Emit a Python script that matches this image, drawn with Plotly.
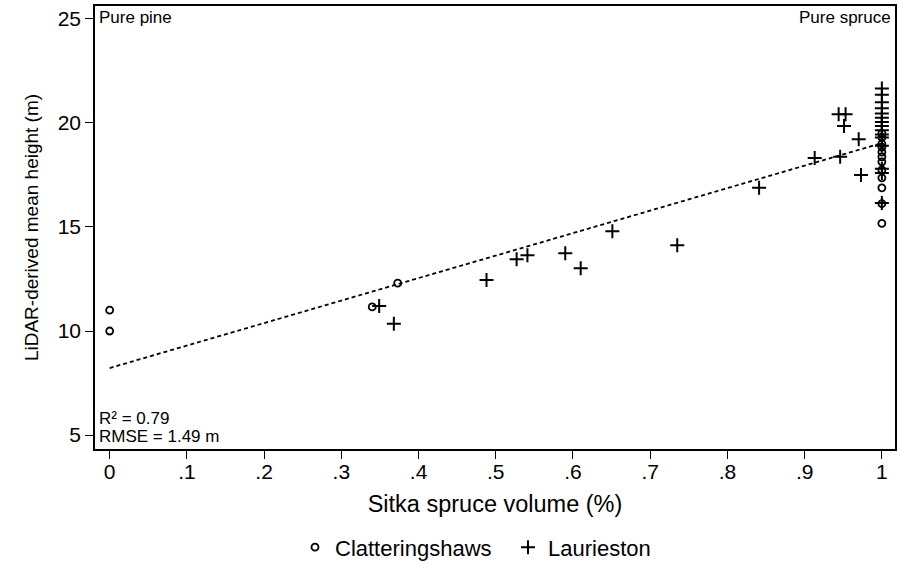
import plotly.graph_objects as go

# Clatteringshaws (circles)
clat_x = [0, 0, 0.34, 0.373, 1, 1, 1, 1, 1, 1, 1, 1, 1, 1, 1, 1]
clat_y = [11.0, 10.0, 11.16, 12.3, 19.5, 19.3, 18.84, 18.6, 18.37, 18.13, 17.74, 17.36, 16.88, 16.12, 15.17, 19.0]

# Laurieston (plus)
laur_x = [0.349, 0.368, 0.488, 0.527, 0.541, 0.590, 0.610, 0.651, 0.735, 0.841,
          0.913, 0.946, 0.944, 0.953, 0.951, 0.970, 0.973,
          1, 1, 1, 1, 1, 1, 1, 1, 1, 1, 1, 1, 1, 1, 1]
laur_y = [11.2, 10.35, 12.45, 13.45, 13.64, 13.74, 13.02, 14.79, 14.12, 16.89,
          18.32, 18.37, 20.42, 20.42, 19.85, 19.22, 17.5,
          21.65, 21.35, 21.0, 20.7, 20.45, 20.25, 20.05, 19.85, 19.65, 19.45, 19.3, 18.9, 17.8, 17.6, 16.15]

# Linear fit endpoints
fit_x = [0, 1]
fit_y = [8.22, 19.03]

x_tickvals = [0, 0.1, 0.2, 0.3, 0.4, 0.5, 0.6, 0.7, 0.8, 0.9, 1]
x_ticktext = ["0", ".1", ".2", ".3", ".4", ".5", ".6", ".7", ".8", ".9", "1"]
y_tickvals = [5, 10, 15, 20, 25]

FONT = "Liberation Sans, Arial, sans-serif"
XRANGE = [-0.019, 1.017]

fig = go.Figure()
fig.add_trace(go.Scatter(x=fit_x, y=fit_y, mode="lines", showlegend=False,
                         xaxis="x2", yaxis="y",
                         line=dict(color="black", width=1.8, dash="4px,3px")))
fig.add_trace(go.Scatter(x=clat_x, y=clat_y, mode="markers", name="Clatteringshaws",
                         marker=dict(symbol="circle-open", size=7, color="black",
                                     line=dict(width=1.8, color="black"))))
fig.add_trace(go.Scatter(x=laur_x, y=laur_y, mode="markers", name="Laurieston",
                         marker=dict(symbol="cross-thin-open", size=10, color="black",
                                     line=dict(width=2, color="black"))))

fig.update_layout(
    width=901, height=572,
    margin=dict(l=95, r=4, t=5, b=121),
    paper_bgcolor="white", plot_bgcolor="white",
    font=dict(family=FONT, color="black", size=20),
    showlegend=True,
    legend=dict(orientation="h", x=0.25, xanchor="left", y=-0.222, yanchor="middle",
                font=dict(size=22, family=FONT), itemwidth=30, tracegroupgap=0,
                entrywidth=168),
    xaxis=dict(range=XRANGE, tickvals=x_tickvals, ticktext=x_ticktext,
               showgrid=False, zeroline=False, showline=True, linecolor="black",
               linewidth=1.5, mirror=True, ticks="outside", ticklen=3, tickwidth=1,
               tickcolor="rgba(0,0,0,0)", tickfont=dict(size=21),
               title=dict(text="Sitka spruce volume (%)", font=dict(size=23.5), standoff=14)),
    xaxis2=dict(range=XRANGE, tickvals=x_tickvals, overlaying="x", anchor="y", side="bottom",
                showgrid=False, zeroline=False, showline=False, showticklabels=False,
                ticks="outside", ticklen=9, tickwidth=1, tickcolor="black"),
    yaxis=dict(range=[4.33, 25.62], tickvals=y_tickvals,
               showgrid=False, zeroline=False, showline=True, linecolor="black",
               linewidth=1.5, mirror=True, ticks="outside", ticklen=8, tickwidth=1,
               tickcolor="black", tickfont=dict(size=21),
               title=dict(text="LiDAR-derived mean height (m)", font=dict(size=19), standoff=14)),
    annotations=[
        dict(text="Pure pine", xref="paper", yref="paper", x=0.003, y=0.975,
             xanchor="left", yanchor="middle", showarrow=False, font=dict(size=17)),
        dict(text="Pure spruce", xref="paper", yref="paper", x=0.997, y=0.975,
             xanchor="right", yanchor="middle", showarrow=False, font=dict(size=17)),
        dict(text="R² = 0.79", xref="paper", yref="paper", x=0.003, y=0.0695,
             xanchor="left", yanchor="middle", showarrow=False, font=dict(size=17)),
        dict(text="RMSE = 1.49 m", xref="paper", yref="paper", x=0.003, y=0.029,
             xanchor="left", yanchor="middle", showarrow=False, font=dict(size=17)),
    ],
)

fig.write_html("out.html")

···

— What is expected —
Pictures stay out. Print the data exactly, from its first line through the line containing "XRANGE = [-0.019, 1.017]".

— Result of this exercise —
Emit a Python script that matches this image, drawn with Plotly.
import plotly.graph_objects as go

# Clatteringshaws (circles)
clat_x = [0, 0, 0.34, 0.373, 1, 1, 1, 1, 1, 1, 1, 1, 1, 1, 1, 1]
clat_y = [11.0, 10.0, 11.16, 12.3, 19.5, 19.3, 18.84, 18.6, 18.37, 18.13, 17.74, 17.36, 16.88, 16.12, 15.17, 19.0]

# Laurieston (plus)
laur_x = [0.349, 0.368, 0.488, 0.527, 0.541, 0.590, 0.610, 0.651, 0.735, 0.841,
          0.913, 0.946, 0.944, 0.953, 0.951, 0.970, 0.973,
          1, 1, 1, 1, 1, 1, 1, 1, 1, 1, 1, 1, 1, 1, 1]
laur_y = [11.2, 10.35, 12.45, 13.45, 13.64, 13.74, 13.02, 14.79, 14.12, 16.89,
          18.32, 18.37, 20.42, 20.42, 19.85, 19.22, 17.5,
          21.65, 21.35, 21.0, 20.7, 20.45, 20.25, 20.05, 19.85, 19.65, 19.45, 19.3, 18.9, 17.8, 17.6, 16.15]

# Linear fit endpoints
fit_x = [0, 1]
fit_y = [8.22, 19.03]

x_tickvals = [0, 0.1, 0.2, 0.3, 0.4, 0.5, 0.6, 0.7, 0.8, 0.9, 1]
x_ticktext = ["0", ".1", ".2", ".3", ".4", ".5", ".6", ".7", ".8", ".9", "1"]
y_tickvals = [5, 10, 15, 20, 25]

FONT = "Liberation Sans, Arial, sans-serif"
XRANGE = [-0.019, 1.017]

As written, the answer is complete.